Ten years ago today, I posted my first fiction review on Civilian Reader. It’s very weird to think I’ve been writing reviews, etc., for a decade. It was not my first ever book review, though: the first novel I reviewed was Richard Morgan’s excellent Market Forces, for my university newspaper. A review that was, sadly, completely butchered by the editor. Maybe that’s one reason I decided to start my own book review website…
I’ve thought about shutting the website down a number of times over the years — sometimes more seriously than others. And yet, I keep getting drawn back into writing for it. It’s taken up a lot of my free time. I’m of two minds about whether or not this has been a good or bad thing.
And so, to mark the ten-year anniversary, here’s the first review I posted to CR…
THE BLACK SUN by James Twining (Harper Collins)
In London, an Auschwitz survivor is murdered in his hospital bed, his killers making off with a macabre trophy – his severed left arm.
In Fort Mead, Maryland, a vicious gang breaks into the NSA museum and steals a World War II Enigma machine, lynching the guard who happens to cross their path.
Meanwhile, in Prague, a frenzied and mindless anti-Semitic attack on a synagogue culminates in the theft of a seemingly worthless painting by a little known Czech artist called Karel Bellak.
A year has passed since Tom Kirk, the world’s greatest art thief, decided to put his criminal past behind him and embark on a new career, on the right side of the law . Then three major thefts occur, and suddenly Tom is confronted with a deadly mystery and a sinister face from the past.
James Twining has managed to write a twisting tale of historical intrigue and action, while not falling foul to the cliches and pot-holes that affect Dan Brown. There’s no dubious religious connotations or huge leaps into left field to help his arguments and premises. True, he’s clearly made some of the background up, but then that’s why this book is found in the “Fiction” section of Waterstone’s…
Delving into the myths and oddities of the Nazi SS, The Black Sun is another tale starring Tom Kirk, The Double Eagle‘s art-thief-cum-action-hero that we all fell in love with last time around. This time, Tom is thrown into a dangerous quest after a number of high-profile art thefts and a coding machine. Not to mention the arm thieves took from a concentration camp survivor…
Twining’s style is so fluent and flowing that it is impossible to put this book down. Drawing us through the story with his prose and premise, the story rattles along at a fair clip, never pausing for long enough to catch our breath before a new twist is revealed. From London to St. Petersburg, the action is varied and exciting, utilising all the best thriller devices, yet never coming across as tired, cliched or plagiaristic. Twining has his own voice, but one that sounds familiar and comfortable.

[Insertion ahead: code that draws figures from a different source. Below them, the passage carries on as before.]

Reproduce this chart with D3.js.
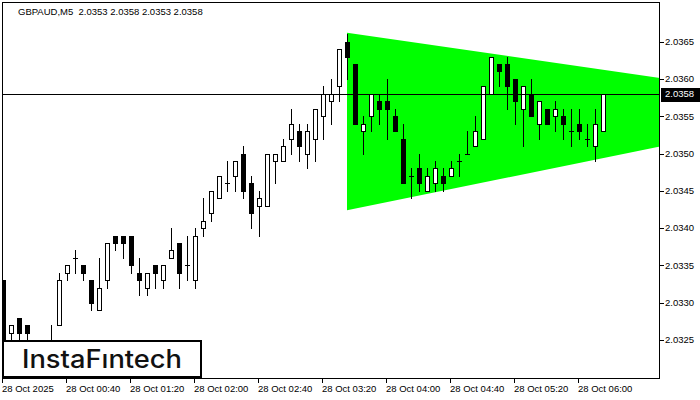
<html>
<head>
  <script src="https://d3js.org/d3.v7.min.js"></script>
  <style>
  body { margin: 0; background: white; }
  .lbl { font-family: "Liberation Sans", Arial, sans-serif; font-size: 9.5px; fill: black; }
  .wick { stroke: black; stroke-width: 1px; shape-rendering: crispEdges; }
  .body { stroke: black; stroke-width: 1px; shape-rendering: crispEdges; }
  </style>
</head>
<body>
  <svg id="chart" width="700" height="400"></svg>
  <script>
// GBPAUD M5 candles, one every 5 minutes from 28 Oct 00:00
const opens  = [2.0333,2.0326,2.0328,2.0327,2.0324,2.0323,2.0324,2.0327,2.0334,2.0336,
                2.0335,2.0333,2.0329,2.0333,2.0339,2.0339,2.0339,2.0334,2.0332,2.0335,
                2.0333,2.0336,2.0338,2.0335,2.0333,2.0340,2.0342,2.0344,2.0346,2.0347,
                2.0350,2.0346,2.0343,2.0343,2.0349,2.0349,2.0352,2.0353,2.0350,2.0352,
                2.0355,2.0357,2.0359,2.0365,2.0362,2.0353,2.0355,2.0357,2.0357,2.0355,
                2.0352,2.0347,2.0348,2.0345,2.0346,2.0347,2.0347,2.0349,2.0350,2.0351,
                2.0352,2.0358,2.0362,2.0362,2.0360,2.0356,2.0358,2.0354,2.0356,2.0355,
                2.0355,2.0353,2.0354,2.0352,2.0351,2.0353];
const highs  = [2.0333,2.0327,2.0328,2.0327,2.0324,2.0324,2.0327,2.0334,2.0335,2.0337,
                2.0335,2.0333,2.0336,2.0338,2.0339,2.0339,2.0339,2.0336,2.0334,2.0335,
                2.0335,2.0340,2.0338,2.0339,2.0340,2.0344,2.0345,2.0347,2.0349,2.0349,
                2.0351,2.0347,2.0345,2.0350,2.0350,2.0352,2.0356,2.0354,2.0354,2.0356,
                2.0359,2.0360,2.0364,2.0366,2.0362,2.0355,2.0358,2.0358,2.0360,2.0356,
                2.0354,2.0348,2.0350,2.0348,2.0349,2.0348,2.0349,2.0350,2.0353,2.0355,
                2.0359,2.0363,2.0362,2.0363,2.0360,2.0359,2.0360,2.0357,2.0356,2.0357,
                2.0356,2.0356,2.0356,2.0354,2.0356,2.0358];
const lows   = [2.0322,2.0323,2.0324,2.0323,2.0322,2.0321,2.0323,2.0327,2.0333,2.0334,
                2.0333,2.0329,2.0329,2.0332,2.0337,2.0336,2.0334,2.0331,2.0331,2.0332,
                2.0332,2.0336,2.0332,2.0333,2.0332,2.0339,2.0341,2.0344,2.0345,2.0345,
                2.0344,2.0340,2.0339,2.0343,2.0346,2.0349,2.0350,2.0349,2.0348,2.0349,
                2.0352,2.0354,2.0357,2.0360,2.0354,2.0350,2.0353,2.0354,2.0352,2.0353,
                2.0346,2.0344,2.0345,2.0345,2.0345,2.0345,2.0347,2.0347,2.0350,2.0351,
                2.0352,2.0358,2.0359,2.0356,2.0354,2.0351,2.0355,2.0352,2.0354,2.0353,
                2.0352,2.0351,2.0352,2.0351,2.0349,2.0353];
const closes = [2.0323,2.0327,2.0326,2.0326,2.0323,2.0324,2.0324,2.0333,2.0335,2.0336,
                2.0334,2.0330,2.0332,2.0338,2.0338,2.0338,2.0335,2.0333,2.0334,2.0334,
                2.0335,2.0337,2.0334,2.0335,2.0339,2.0341,2.0345,2.0347,2.0346,2.0349,
                2.0345,2.0342,2.0344,2.0350,2.0350,2.0351,2.0354,2.0351,2.0353,2.0356,
                2.0358,2.0358,2.0364,2.0363,2.0354,2.0354,2.0358,2.0356,2.0356,2.0353,
                2.0346,2.0347,2.0346,2.0347,2.0348,2.0346,2.0348,2.0349,2.0350,2.0353,
                2.0359,2.0363,2.0361,2.0359,2.0357,2.0359,2.0355,2.0357,2.0354,2.0356,
                2.0354,2.0353,2.0353,2.0352,2.0354,2.0358];

const priceTicks = [2.0325,2.0330,2.0335,2.0340,2.0345,2.0350,2.0355,2.0360,2.0365];
const timeTicks  = [0,40,80,120,160,200,240,280,320,360];   // minutes after 00:00
const timeLabels = ["28 Oct 2025","28 Oct 00:40","28 Oct 01:20","28 Oct 02:00","28 Oct 02:40",
                    "28 Oct 03:20","28 Oct 04:00","28 Oct 04:40","28 Oct 05:20","28 Oct 06:00"];

// symmetrical triangle pattern: [minute, price]
const triangle = [[215,2.03662],[534,2.03563],[215,2.03424]];
const lastPrice = 2.0358;
const title = "GBPAUD,M5  2.0353 2.0358 2.0353 2.0358";

const svg = d3.select("#chart");
const pLeft = 3, pRight = 660, pTop = 3, pBottom = 379;

const x = d3.scaleLinear().domain([0, (pRight - pLeft) / 1.6]).range([pLeft, pRight]);
const y = d3.scaleLinear().domain([2.0325, 2.0365]).range([340, 41.6]);

svg.append("clipPath").attr("id","plot")
  .append("rect").attr("x",pLeft).attr("y",pTop).attr("width",pRight-pLeft).attr("height",pBottom-pTop);

const plot = svg.append("g").attr("clip-path","url(#plot)");

plot.append("polygon")
  .attr("points", triangle.map(d => x(d[0]) + "," + y(d[1])).join(" "))
  .attr("fill", "#00ff00");

const candles = opens.map((o,i) => ({t: i*5, o: o, h: highs[i], l: lows[i], c: closes[i]}));

const cg = plot.selectAll("g.candle").data(candles).enter().append("g").attr("class","candle");
cg.append("line").attr("class","wick")
  .attr("x1", d => Math.round(x(d.t)) + 0.5).attr("x2", d => Math.round(x(d.t)) + 0.5)
  .attr("y1", d => Math.round(y(d.h))).attr("y2", d => Math.round(y(d.l)) + 1);
cg.filter(d => d.o != d.c).append("rect").attr("class","body")
  .attr("x", d => Math.round(x(d.t)) - 1.5)
  .attr("y", d => Math.round(y(Math.max(d.o,d.c))) + 0.5)
  .attr("width", 4)
  .attr("height", d => Math.round(y(Math.min(d.o,d.c))) - Math.round(y(Math.max(d.o,d.c))))
  .attr("fill", d => d.c > d.o ? "white" : "black");
cg.filter(d => d.o == d.c).append("line").attr("class","wick")
  .attr("x1", d => Math.round(x(d.t)) - 2).attr("x2", d => Math.round(x(d.t)) + 3)
  .attr("y1", d => Math.round(y(d.o)) + 0.5).attr("y2", d => Math.round(y(d.o)) + 0.5);

// current price line
plot.append("line").attr("class","wick")
  .attr("x1", pLeft).attr("x2", pRight)
  .attr("y1", Math.round(y(lastPrice)) + 0.5).attr("y2", Math.round(y(lastPrice)) + 0.5);

// frame
svg.append("rect").attr("x", pLeft - 0.5).attr("y", pTop - 0.5)
  .attr("width", pRight - pLeft).attr("height", pBottom - pTop)
  .attr("fill","none").attr("stroke","black").attr("shape-rendering","crispEdges");

// price axis
const pa = svg.append("g");
pa.selectAll("line").data(priceTicks).enter().append("line").attr("class","wick")
  .attr("x1", pRight).attr("x2", pRight + 4)
  .attr("y1", d => Math.round(y(d)) + 0.5).attr("y2", d => Math.round(y(d)) + 0.5);
pa.selectAll("text").data(priceTicks).enter().append("text").attr("class","lbl")
  .attr("x", pRight + 5).attr("y", d => y(d)).attr("dy","0.35em")
  .text(d => d.toFixed(4));

pa.append("rect").attr("x", pRight + 1).attr("y", Math.round(y(lastPrice)) - 6)
  .attr("width", 39).attr("height", 14).attr("fill","black");
pa.append("text").attr("class","lbl").style("fill","white")
  .attr("x", pRight + 5).attr("y", y(lastPrice)).attr("dy","0.35em")
  .text(lastPrice.toFixed(4));

// time axis
const ta = svg.append("g");
ta.selectAll("line").data(timeTicks).enter().append("line").attr("class","wick")
  .attr("x1", d => Math.round(x(d)) - 0.5).attr("x2", d => Math.round(x(d)) - 0.5)
  .attr("y1", pBottom).attr("y2", pBottom + 4);
ta.selectAll("text").data(timeTicks).enter().append("text").attr("class","lbl")
  .attr("x", d => x(d) - 1).attr("y", 392)
  .text((d,i) => timeLabels[i]);

// title
svg.append("text").attr("class","lbl").attr("x", 18).attr("y", 15)
  .style("white-space","pre").text(title);

// logo
svg.append("rect").attr("x", 3).attr("y", 341).attr("width", 198).attr("height", 36)
  .attr("fill","white").attr("stroke","black").attr("stroke-width", 2);
svg.append("text").attr("x", 22).attr("y", 368)
  .attr("textLength", 160).attr("lengthAdjust","spacingAndGlyphs")
  .style("font-family","Inter, Lato, sans-serif").style("font-size","25px")
  .style("font-weight", 500).style("fill","#111")
  .text("InstaFıntech");
  </script>
</body>
</html>
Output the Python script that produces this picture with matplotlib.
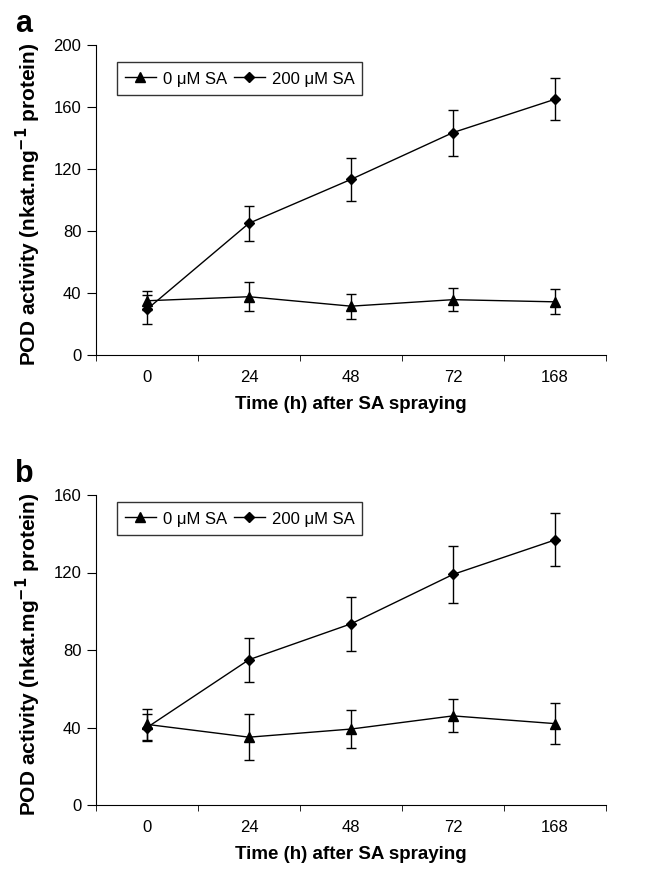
import matplotlib.pyplot as plt
from matplotlib.lines import Line2D
import numpy as np

plt.rcParams['font.family'] = ['Liberation Sans', 'DejaVu Sans']

times = ['0', '24', '48', '72', '168']

# panel a
a_ctrl = [35, 37.6, 31.5, 35.7, 34.3]
a_ctrl_err = [6, 9.5, 8, 7.5, 8]
a_sa = [29.5, 85, 113.3, 143.5, 165]
a_sa_err = [9.5, 11.3, 14, 14.8, 13.7]

# panel b
b_ctrl = [41.6, 35, 39.2, 46, 42]
b_ctrl_err = [8, 12, 10, 8.5, 10.5]
b_sa = [40, 75, 93.5, 119, 136.8]
b_sa_err = [7, 11.3, 14, 14.7, 13.7]

W, H = 667, 871
fig = plt.figure(figsize=(W / 100, H / 100), dpi=100)


def panel(top, bottom, ctrl, ctrl_err, sa, sa_err, ymax, yticks, letter, leg_top):
    ax = fig.add_axes([96 / W, 1 - bottom / H, (606 - 96) / W, (bottom - top) / H])
    x = np.arange(len(times))
    ax.errorbar(x, ctrl, yerr=ctrl_err, color='black', marker='^', ms=7, lw=1,
                elinewidth=1, capsize=3.3, capthick=1)
    ax.errorbar(x, sa, yerr=sa_err, color='black', marker='D', ms=5.5, lw=1,
                elinewidth=1, capsize=3.3, capthick=1)
    ax.set_xlim(-0.5, len(times) - 0.5)
    ax.set_ylim(0, ymax)
    ax.set_yticks(yticks)
    ax.set_xticks(x)
    ax.set_xticklabels(times)
    ax.set_xticks(np.arange(len(times) + 1) - 0.5, minor=True)
    ax.tick_params(axis='x', which='major', length=0, labelsize=12, pad=11)
    ax.tick_params(axis='x', which='minor', length=4, direction='out')
    ax.tick_params(axis='y', length=6.5, direction='out', labelsize=12, pad=4)
    for s in ['top', 'right']:
        ax.spines[s].set_visible(False)
    ax.set_xlabel('Time (h) after SA spraying', fontsize=13.5, fontweight='bold')
    ax.xaxis.set_label_coords(0.5, -0.131)
    ax.set_ylabel('POD activity (nkat.mg$^{\\mathbf{-1}}$ protein)', fontsize=15,
                  fontweight='bold')
    ax.yaxis.set_label_coords(-0.104, 0.487)
    handles = [Line2D([], [], color='black', marker='^', ms=7, lw=1),
               Line2D([], [], color='black', marker='D', ms=5.5, lw=1)]
    leg = ax.legend(handles, ['0 \u03bcM SA', '200 \u03bcM SA'], loc='upper left',
                    bbox_to_anchor=(117 / W, 1 - leg_top / H), bbox_transform=fig.transFigure,
                    ncol=2, frameon=True, fancybox=False, edgecolor='black', fontsize=12,
                    handlelength=1.9, handleheight=1.3, handletextpad=0.4, columnspacing=0.4,
                    borderpad=0.45, borderaxespad=0)
    leg.get_frame().set_linewidth(1)
    fig.text(15 / W, 1 - (top - 13) / H, letter, fontsize=22, fontweight='bold', va='baseline')
    return ax


panel(45, 355, a_ctrl, a_ctrl_err, a_sa, a_sa_err, 200, [0, 40, 80, 120, 160, 200], 'a', 62)
panel(495, 805, b_ctrl, b_ctrl_err, b_sa, b_sa_err, 160, [0, 40, 80, 120, 160], 'b', 502)

fig.savefig('out.png', dpi=100)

Fluid and eloquent, The Black Sun is a delight to read. One of this year’s must-have thrillers.
Looking back on this review, I think I still stand by it. I just… Don’t really remember the novel.
True, I’ve read a metric-shit-ton* of novels since 2006, but I only have a few vague memories of some scenes towards the end of The Black Sun. I really enjoyed reading it at the time, I know that, and the same goes for the first novel in the series, The Double Eagle (I think I bought this one on a whim when it was a special offer from WH Smith’s). The two novels are unpretentious, let’s-tell-a-ripping-yarn adventure and conspiracy thrillers. The author has, to my knowledge, never professed to be writing anything other than that. He writes very well, and his characters are interesting and engaging. I enjoyed the third novel in the series, The Gilded Seal (2007) as much as I did the first two. Unfortunately, I didn’t really love the fourth book, The Geneva Deception (2010). I wonder if the author’s still writing… Perhaps under a pseudonym? His website hasn’t been updated since 2010, which doesn’t exactly bode well.
As for the review itself? That’s pretty short. But, I think it does the trick. I had not yet become comfortable enough — in terms of style, general genre knowledge, etc. — to write some of the epic-length reviews I would later write. In many ways, I think shorter reviews like this might have more of an impact than the essay-length reviews I sometimes post.
I didn’t post the review originally with any intention of turning Civilian Reader into anything other than a venue for my then-infrequent interest in writing/talking about books I was reading. I had been reviewing non-fiction books, but mostly as academic writing practice — writing a short piece about each book I was reading for my PhD, allowing me to organize thoughts and get used to thinking more critically about the subject(s). Around the end of 2008/beginning of 2009, the balance shifted, and I would start writing far more for CR than my politics/non-fiction site, which I now rarely update (not that I’ve stopped reading non-fiction, I just don’t post my thoughts on the books anywhere near as frequently).
Will CR last another ten years? Well… We’ll see. But probably not, if I’m honest.
* That, I’m sure, is the technical term.